WiSER’s Keith Breckenridge wins the Academy of Science of South Africa (ASSAF)’s first Humanities Book Award
WiSER is extremely proud to announce that:
Professor Keith Breckenridge, Deputy Director of WiSER, has won the The Academy of Science of South Africa (ASSAf)’s inaugural Humanities Book Award.
The award will be presented to Professor Keith Breckenridge for his book Biometric State: The Global Politics of Identification and Surveillance in South Africa, 1850 to the Present. The book shows how the South African obsession with Francis Galton's universal fingerprint identity registration served as a 20th century incubator for the current systems of biometric citizenship being developed throughout the South.
The ASSAf Humanities Book Award is presented to a writer/s of a scholarly, well-written work of non-fiction, published up to three years prior to its nomination.
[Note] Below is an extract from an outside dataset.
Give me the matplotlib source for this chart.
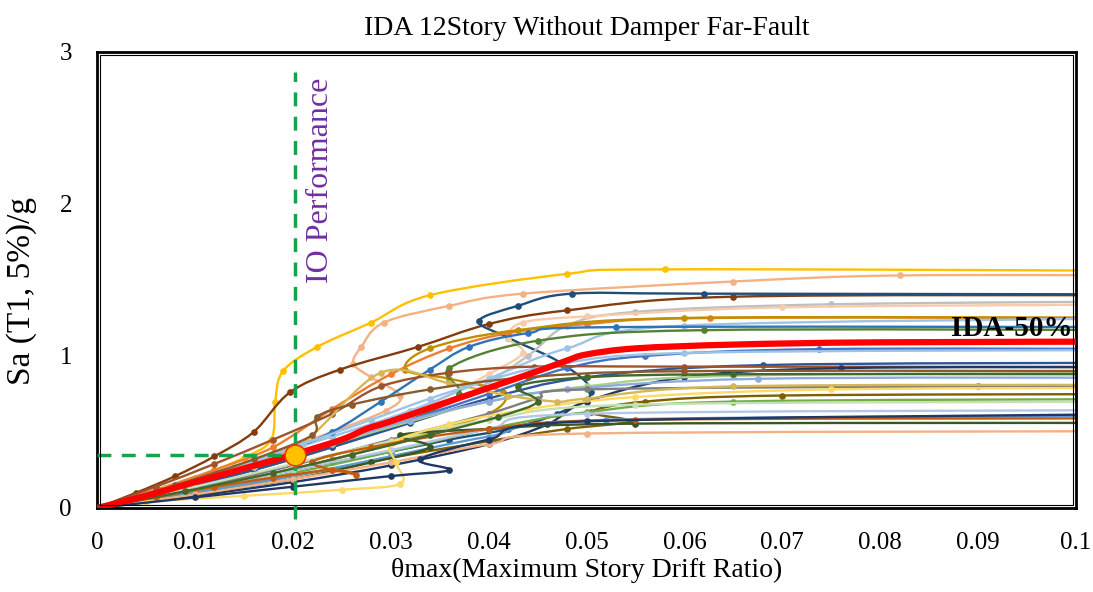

The book should be noteworthy in its contribution to developing new understanding and insight of a topic in the Humanities.
Chosen from among 58 entries, this book is claimed to have reawakened international interest in the fine details of South African state-building, showing that our history can reveal and explain patterns of state-formation in Europe, the Americas and Asia, and our peer states on this continent. The book, as reviewers have commented, engages problems that have broad interdisciplinary significance, reworking them to place South African history at the centre of a new global explanation. It has produced new explanations of the roots of Galton's eugenics, of social Darwinism, of Gandhi's distinctive anti-progressivism, of the limits of the colonial state's will to know, of the surveillance capacities of the apartheid state, and the current global enthusiasm for biometric social welfare. The book does this by combining very wide comparative reading with the fine-grained archival research that has been the hall-mark of South African historiography for two generations. It is carefully and fluently written and encourages South African social scientists, historians in particular, to be comparative, and theoretically ambitious, deploying the detail of what we know best about our own society to shape debates in the global academy.
Biometric State: The Global Politics of Identification and Surveillance in South Africa, 1850 to the Present was published by Cambridge University Press.
Keith Breckenridge is a Professor and Deputy Director at the Wits Institute for Social and Economic Research. He writes about the cultural and economic history of South Africa, particularly the gold mining industry, the state and the development of information systems.
The prize will be awarded at the inaugural ASSAf Annual Humanities Lecture and Book Award event on 9 March 2017 in Pretoria.
Our warmest congratulations to Keith.